- INSTRUCTIONS TO FOLLOW -
Every record should be repeated exactly, except that pictures are left out.

··· EXTRACTED RECORDS ···

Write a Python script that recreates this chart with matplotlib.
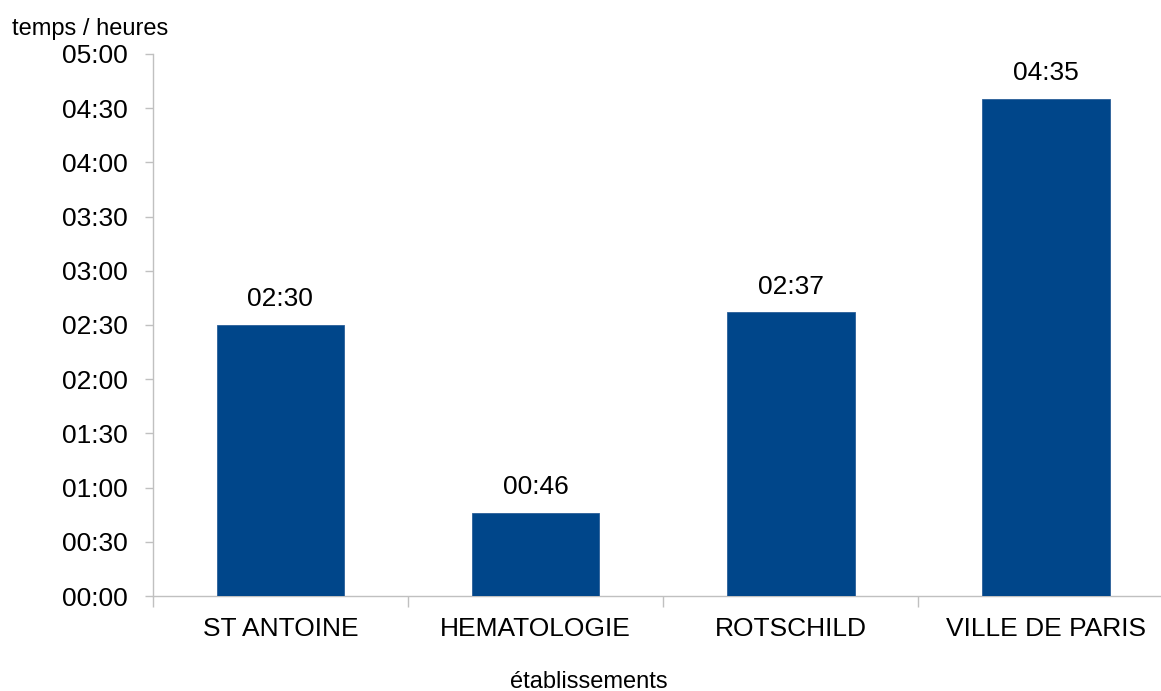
import matplotlib
matplotlib.use("Agg")
import matplotlib.pyplot as plt
from matplotlib.ticker import FuncFormatter, MultipleLocator

plt.rcParams['font.family'] = ['Liberation Sans', 'DejaVu Sans']

# durations per establishment, in minutes
etablissements = ["ST ANTOINE", "HEMATOLOGIE", "ROTSCHILD", "VILLE DE PARIS"]
minutes = [150, 46, 157, 275]


def hhmm(v, pos=None):
    v = int(round(v))
    return "%02d:%02d" % (v // 60, v % 60)


fig = plt.figure(figsize=(11.61, 6.91), dpi=100, facecolor='w')
# axes spans past the right edge like the original
ax = fig.add_axes([152.7 / 1161, 1 - 596 / 691, 1021 / 1161, 542 / 691])

x = list(range(len(etablissements)))
ax.bar(x, minutes, width=0.5, color='#00468A', edgecolor='#2a5e98', linewidth=0.6, zorder=3)

for xi, m in zip(x, minutes):
    ax.annotate(hhmm(m), (xi, m), xytext=(0, 18.5), textcoords='offset points',
                ha='center', va='center', fontsize=19, color='black')

ax.set_xlim(-0.5, len(etablissements) - 0.5)
ax.set_ylim(0, 300)
ax.yaxis.set_major_locator(MultipleLocator(30))
ax.yaxis.set_major_formatter(FuncFormatter(hhmm))

ax.set_xticks([i - 0.5 for i in range(len(etablissements) + 1)])
ax.set_xticklabels([])
ax.set_xticks(x, minor=True)
ax.set_xticklabels(etablissements, minor=True)
ax.tick_params(axis='x', which='major', length=8, color='#c0c0c0', width=1)
ax.tick_params(axis='x', which='minor', length=0, labelsize=19, pad=15)
ax.tick_params(axis='y', length=6, color='#c0c0c0', width=1, labelsize=19, pad=12)

for side in ['top', 'right']:
    ax.spines[side].set_visible(False)
for side in ['left', 'bottom']:
    ax.spines[side].set_color('#c0c0c0')
    ax.spines[side].set_linewidth(1)

fig.text(12 / 1161, 1 - 29 / 691, "temps / heures", fontsize=17, va='center', ha='left')
fig.text(589 / 1161, 1 - 682 / 691, "établissements", fontsize=17, va='center', ha='center')

fig.savefig("out.png", dpi=100)
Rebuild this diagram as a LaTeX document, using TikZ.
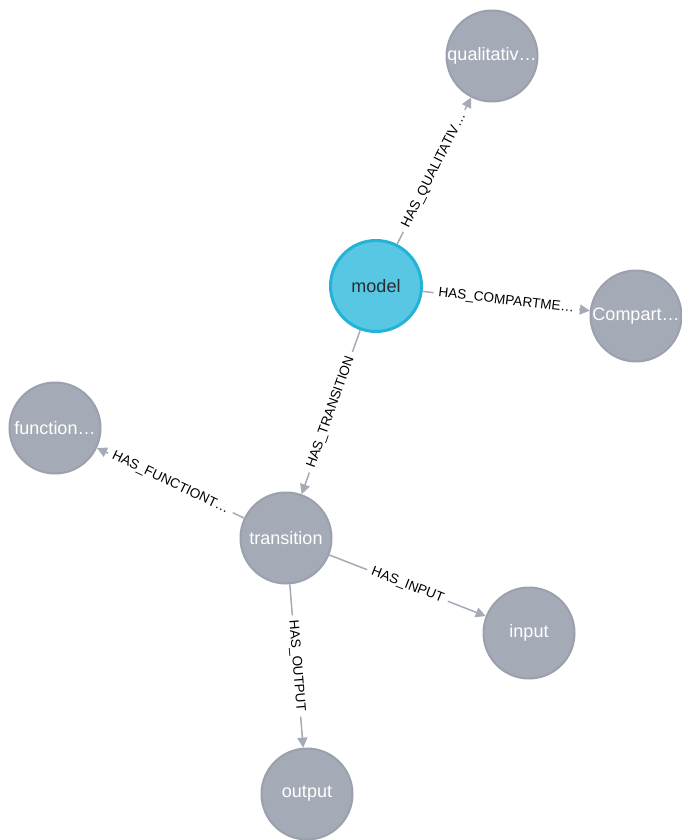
\documentclass[tikz,border=0pt]{standalone}
\usepackage{fontspec}
\setmainfont{Liberation Sans}
\usetikzlibrary{arrows.meta}
\definecolor{ngray}{HTML}{A5ABB6}
\definecolor{nborder}{HTML}{9AA1AC}
\definecolor{mfill}{HTML}{57C7E3}
\definecolor{mborder}{HTML}{23B3D7}
\definecolor{mtext}{HTML}{2A2C34}
\begin{document}
\begin{tikzpicture}[x=1pt,y=-1pt,
 gnode/.style={circle, fill=ngray, draw=nborder, line width=2pt, minimum size=91pt, inner sep=0pt, text=white, font=\fontsize{18}{20}\selectfont},
 mnode/.style={gnode, fill=mfill, draw=mborder, line width=3pt, text=mtext},
 rel/.style={draw=ngray, line width=1.5pt, -{Triangle[length=10pt,width=10pt]}},
 rlab/.style={sloped, fill=white, inner xsep=5pt, inner ysep=1pt, text=black, font=\fontsize{13.6}{15}\selectfont}]
\useasboundingbox[fill=white] (0,0) rectangle (681,840);
\node[gnode] (qual) at (492,56) {qualitativ…};
\node[mnode] (model) at (376,286) {model};
\node[gnode] (comp) at (636,316) {Compart…};
\node[gnode] (func) at (55,428) {function…};
\node[gnode] (trans) at (286,538) {transition};
\node[gnode] (input) at (529,633) {input};
\node[gnode] (output) at (307,794) {output};
\draw[rel] (model) -- node[rlab] {HAS\_QUALITATIV…} (qual);
\draw[rel] (model) -- node[rlab] {HAS\_COMPARTME…} (comp);
\draw[rel] (model) -- node[rlab] {HAS\_TRANSITION} (trans);
\draw[rel] (trans) -- node[rlab] {HAS\_FUNCTIONT…} (func);
\draw[rel] (trans) -- node[rlab] {HAS\_INPUT} (input);
\draw[rel] (trans) -- node[rlab] {HAS\_OUTPUT} (output);
\end{tikzpicture}
\end{document}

···

- EXERCISE RESPONSE -
Write a Python script that recreates this chart with matplotlib.
import matplotlib
matplotlib.use("Agg")
import matplotlib.pyplot as plt
from matplotlib.ticker import FuncFormatter, MultipleLocator

plt.rcParams['font.family'] = ['Liberation Sans', 'DejaVu Sans']

# durations per establishment, in minutes
etablissements = ["ST ANTOINE", "HEMATOLOGIE", "ROTSCHILD", "VILLE DE PARIS"]
minutes = [150, 46, 157, 275]


def hhmm(v, pos=None):
    v = int(round(v))
    return "%02d:%02d" % (v // 60, v % 60)


fig = plt.figure(figsize=(11.61, 6.91), dpi=100, facecolor='w')
# axes spans past the right edge like the original
ax = fig.add_axes([152.7 / 1161, 1 - 596 / 691, 1021 / 1161, 542 / 691])

x = list(range(len(etablissements)))
ax.bar(x, minutes, width=0.5, color='#00468A', edgecolor='#2a5e98', linewidth=0.6, zorder=3)

for xi, m in zip(x, minutes):
    ax.annotate(hhmm(m), (xi, m), xytext=(0, 18.5), textcoords='offset points',
                ha='center', va='center', fontsize=19, color='black')

ax.set_xlim(-0.5, len(etablissements) - 0.5)
ax.set_ylim(0, 300)
ax.yaxis.set_major_locator(MultipleLocator(30))
ax.yaxis.set_major_formatter(FuncFormatter(hhmm))

ax.set_xticks([i - 0.5 for i in range(len(etablissements) + 1)])
ax.set_xticklabels([])
ax.set_xticks(x, minor=True)
ax.set_xticklabels(etablissements, minor=True)
ax.tick_params(axis='x', which='major', length=8, color='#c0c0c0', width=1)
ax.tick_params(axis='x', which='minor', length=0, labelsize=19, pad=15)
ax.tick_params(axis='y', length=6, color='#c0c0c0', width=1, labelsize=19, pad=12)

for side in ['top', 'right']:
    ax.spines[side].set_visible(False)
for side in ['left', 'bottom']:
    ax.spines[side].set_color('#c0c0c0')
    ax.spines[side].set_linewidth(1)

fig.text(12 / 1161, 1 - 29 / 691, "temps / heures", fontsize=17, va='center', ha='left')
fig.text(589 / 1161, 1 - 682 / 691, "établissements", fontsize=17, va='center', ha='center')

fig.savefig("out.png", dpi=100)
Rebuild this diagram as a LaTeX document, using TikZ.
\documentclass[tikz,border=0pt]{standalone}
\usepackage{fontspec}
\setmainfont{Liberation Sans}
\usetikzlibrary{arrows.meta}
\definecolor{ngray}{HTML}{A5ABB6}
\definecolor{nborder}{HTML}{9AA1AC}
\definecolor{mfill}{HTML}{57C7E3}
\definecolor{mborder}{HTML}{23B3D7}
\definecolor{mtext}{HTML}{2A2C34}
\begin{document}
\begin{tikzpicture}[x=1pt,y=-1pt,
 gnode/.style={circle, fill=ngray, draw=nborder, line width=2pt, minimum size=91pt, inner sep=0pt, text=white, font=\fontsize{18}{20}\selectfont},
 mnode/.style={gnode, fill=mfill, draw=mborder, line width=3pt, text=mtext},
 rel/.style={draw=ngray, line width=1.5pt, -{Triangle[length=10pt,width=10pt]}},
 rlab/.style={sloped, fill=white, inner xsep=5pt, inner ysep=1pt, text=black, font=\fontsize{13.6}{15}\selectfont}]
\useasboundingbox[fill=white] (0,0) rectangle (681,840);
\node[gnode] (qual) at (492,56) {qualitativ…};
\node[mnode] (model) at (376,286) {model};
\node[gnode] (comp) at (636,316) {Compart…};
\node[gnode] (func) at (55,428) {function…};
\node[gnode] (trans) at (286,538) {transition};
\node[gnode] (input) at (529,633) {input};
\node[gnode] (output) at (307,794) {output};
\draw[rel] (model) -- node[rlab] {HAS\_QUALITATIV…} (qual);
\draw[rel] (model) -- node[rlab] {HAS\_COMPARTME…} (comp);
\draw[rel] (model) -- node[rlab] {HAS\_TRANSITION} (trans);
\draw[rel] (trans) -- node[rlab] {HAS\_FUNCTIONT…} (func);
\draw[rel] (trans) -- node[rlab] {HAS\_INPUT} (input);
\draw[rel] (trans) -- node[rlab] {HAS\_OUTPUT} (output);
\end{tikzpicture}
\end{document}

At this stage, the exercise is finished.